» Problem to solve:
Leave out the pictures, then output the lines of the records below from the first through the one containing "from matplotlib.patches import Patch".
-------- Data records --------
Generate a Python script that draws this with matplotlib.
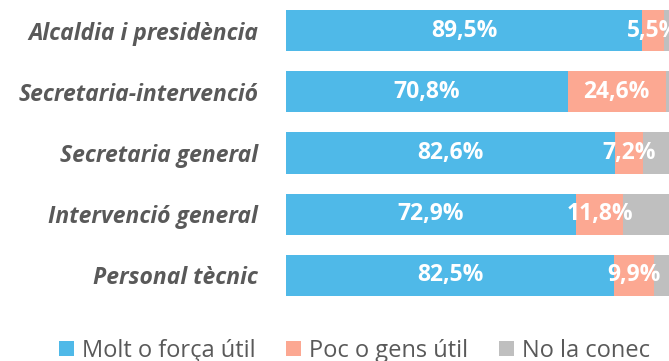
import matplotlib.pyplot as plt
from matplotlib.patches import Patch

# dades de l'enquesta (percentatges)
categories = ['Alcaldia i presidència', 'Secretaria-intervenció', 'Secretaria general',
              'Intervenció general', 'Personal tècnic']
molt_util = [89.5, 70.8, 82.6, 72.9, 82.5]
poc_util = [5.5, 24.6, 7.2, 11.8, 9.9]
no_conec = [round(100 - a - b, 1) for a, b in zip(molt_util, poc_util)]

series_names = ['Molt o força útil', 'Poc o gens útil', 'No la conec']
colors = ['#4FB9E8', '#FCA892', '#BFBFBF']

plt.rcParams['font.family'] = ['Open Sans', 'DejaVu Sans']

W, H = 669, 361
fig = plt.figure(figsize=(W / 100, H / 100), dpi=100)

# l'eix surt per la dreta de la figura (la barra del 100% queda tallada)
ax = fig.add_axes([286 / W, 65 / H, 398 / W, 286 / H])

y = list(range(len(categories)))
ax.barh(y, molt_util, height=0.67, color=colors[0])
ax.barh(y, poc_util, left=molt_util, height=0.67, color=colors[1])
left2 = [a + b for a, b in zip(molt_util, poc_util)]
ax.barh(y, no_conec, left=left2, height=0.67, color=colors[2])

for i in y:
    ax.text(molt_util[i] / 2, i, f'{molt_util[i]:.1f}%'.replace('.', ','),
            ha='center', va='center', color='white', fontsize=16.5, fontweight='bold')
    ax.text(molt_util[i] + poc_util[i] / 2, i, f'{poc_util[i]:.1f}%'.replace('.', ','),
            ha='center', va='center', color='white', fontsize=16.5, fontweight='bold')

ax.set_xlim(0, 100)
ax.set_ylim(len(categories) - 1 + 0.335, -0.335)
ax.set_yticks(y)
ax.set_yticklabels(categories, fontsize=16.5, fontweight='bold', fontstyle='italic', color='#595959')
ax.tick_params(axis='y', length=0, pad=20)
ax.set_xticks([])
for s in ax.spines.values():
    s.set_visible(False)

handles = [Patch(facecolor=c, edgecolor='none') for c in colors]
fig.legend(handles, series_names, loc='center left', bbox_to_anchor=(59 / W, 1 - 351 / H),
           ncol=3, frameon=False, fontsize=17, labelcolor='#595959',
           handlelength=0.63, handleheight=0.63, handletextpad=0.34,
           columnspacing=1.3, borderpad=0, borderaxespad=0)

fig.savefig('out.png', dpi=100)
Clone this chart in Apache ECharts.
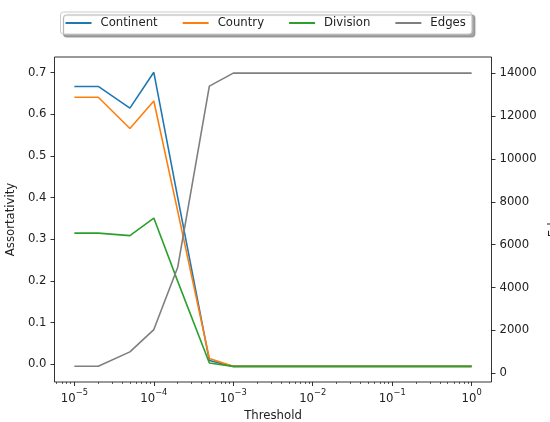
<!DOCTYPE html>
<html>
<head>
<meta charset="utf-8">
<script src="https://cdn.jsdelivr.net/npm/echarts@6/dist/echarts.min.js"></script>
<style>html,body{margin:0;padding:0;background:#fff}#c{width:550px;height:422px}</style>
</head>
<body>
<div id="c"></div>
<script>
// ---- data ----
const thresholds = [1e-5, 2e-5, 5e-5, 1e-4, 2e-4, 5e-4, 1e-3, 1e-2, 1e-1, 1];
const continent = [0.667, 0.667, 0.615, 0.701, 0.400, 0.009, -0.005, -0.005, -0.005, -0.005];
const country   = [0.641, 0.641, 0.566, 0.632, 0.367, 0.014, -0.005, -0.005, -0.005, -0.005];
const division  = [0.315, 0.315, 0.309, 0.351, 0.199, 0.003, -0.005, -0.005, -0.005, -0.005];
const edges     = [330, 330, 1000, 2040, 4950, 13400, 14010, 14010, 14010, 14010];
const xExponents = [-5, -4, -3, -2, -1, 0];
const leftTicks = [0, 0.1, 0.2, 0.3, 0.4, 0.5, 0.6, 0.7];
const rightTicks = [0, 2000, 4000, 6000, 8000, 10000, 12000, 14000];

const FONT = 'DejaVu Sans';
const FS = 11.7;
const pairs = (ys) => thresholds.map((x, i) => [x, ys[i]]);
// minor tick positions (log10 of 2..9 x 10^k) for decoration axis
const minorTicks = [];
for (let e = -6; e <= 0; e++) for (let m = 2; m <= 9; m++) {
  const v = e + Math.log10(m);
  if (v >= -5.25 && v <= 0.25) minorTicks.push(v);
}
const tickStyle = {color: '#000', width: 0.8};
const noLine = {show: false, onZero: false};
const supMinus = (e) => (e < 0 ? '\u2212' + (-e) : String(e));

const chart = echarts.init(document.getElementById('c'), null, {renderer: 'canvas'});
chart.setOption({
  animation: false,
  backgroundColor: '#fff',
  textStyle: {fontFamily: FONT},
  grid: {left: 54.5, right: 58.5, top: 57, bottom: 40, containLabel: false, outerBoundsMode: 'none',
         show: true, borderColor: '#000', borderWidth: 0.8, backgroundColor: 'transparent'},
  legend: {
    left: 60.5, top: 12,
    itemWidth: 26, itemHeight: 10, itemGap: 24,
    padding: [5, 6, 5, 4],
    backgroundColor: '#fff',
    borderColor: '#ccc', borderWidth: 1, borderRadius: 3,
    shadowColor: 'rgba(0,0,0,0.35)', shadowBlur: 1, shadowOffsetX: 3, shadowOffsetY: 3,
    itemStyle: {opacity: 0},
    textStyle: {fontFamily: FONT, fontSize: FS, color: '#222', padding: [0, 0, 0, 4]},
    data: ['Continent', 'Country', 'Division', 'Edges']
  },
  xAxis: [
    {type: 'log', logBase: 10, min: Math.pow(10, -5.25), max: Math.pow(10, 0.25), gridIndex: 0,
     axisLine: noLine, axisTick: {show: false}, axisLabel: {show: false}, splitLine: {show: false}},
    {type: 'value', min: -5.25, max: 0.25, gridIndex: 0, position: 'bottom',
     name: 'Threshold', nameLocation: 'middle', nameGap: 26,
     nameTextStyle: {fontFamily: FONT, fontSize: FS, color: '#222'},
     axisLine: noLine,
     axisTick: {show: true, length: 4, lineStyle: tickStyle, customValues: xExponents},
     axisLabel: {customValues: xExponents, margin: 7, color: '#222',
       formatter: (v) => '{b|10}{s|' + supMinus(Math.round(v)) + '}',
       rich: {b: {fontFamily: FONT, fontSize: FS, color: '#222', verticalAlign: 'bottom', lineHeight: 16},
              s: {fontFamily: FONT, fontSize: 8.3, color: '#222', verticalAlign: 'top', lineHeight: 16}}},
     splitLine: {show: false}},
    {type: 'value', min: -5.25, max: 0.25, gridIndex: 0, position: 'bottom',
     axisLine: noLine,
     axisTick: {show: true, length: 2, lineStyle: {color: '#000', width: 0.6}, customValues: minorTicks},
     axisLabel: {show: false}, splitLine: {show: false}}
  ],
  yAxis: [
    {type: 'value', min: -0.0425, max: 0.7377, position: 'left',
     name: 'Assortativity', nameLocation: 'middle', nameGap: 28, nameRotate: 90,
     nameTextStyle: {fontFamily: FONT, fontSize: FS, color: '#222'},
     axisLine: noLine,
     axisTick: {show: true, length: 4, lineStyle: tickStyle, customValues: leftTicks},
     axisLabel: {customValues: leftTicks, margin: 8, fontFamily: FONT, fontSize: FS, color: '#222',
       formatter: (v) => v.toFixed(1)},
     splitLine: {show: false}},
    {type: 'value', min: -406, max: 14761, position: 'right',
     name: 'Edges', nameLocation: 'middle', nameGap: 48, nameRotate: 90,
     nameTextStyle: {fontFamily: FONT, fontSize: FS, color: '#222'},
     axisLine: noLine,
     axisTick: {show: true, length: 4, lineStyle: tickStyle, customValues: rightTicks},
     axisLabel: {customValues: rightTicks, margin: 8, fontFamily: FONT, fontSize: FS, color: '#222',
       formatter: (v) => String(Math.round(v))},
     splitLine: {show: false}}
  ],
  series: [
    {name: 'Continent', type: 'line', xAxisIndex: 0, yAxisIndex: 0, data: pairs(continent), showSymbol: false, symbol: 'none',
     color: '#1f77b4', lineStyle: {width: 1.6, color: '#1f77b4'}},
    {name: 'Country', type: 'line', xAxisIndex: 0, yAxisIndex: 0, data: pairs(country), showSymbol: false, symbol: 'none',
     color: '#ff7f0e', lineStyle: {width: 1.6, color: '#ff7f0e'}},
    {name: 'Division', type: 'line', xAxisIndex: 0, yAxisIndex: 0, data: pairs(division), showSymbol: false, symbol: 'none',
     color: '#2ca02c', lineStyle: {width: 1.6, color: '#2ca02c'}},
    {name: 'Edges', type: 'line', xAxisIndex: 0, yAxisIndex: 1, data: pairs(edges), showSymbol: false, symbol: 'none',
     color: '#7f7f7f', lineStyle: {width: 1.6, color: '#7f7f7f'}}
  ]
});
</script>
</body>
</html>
--------
» Worked solution:
Generate a Python script that draws this with matplotlib.
import matplotlib.pyplot as plt
from matplotlib.patches import Patch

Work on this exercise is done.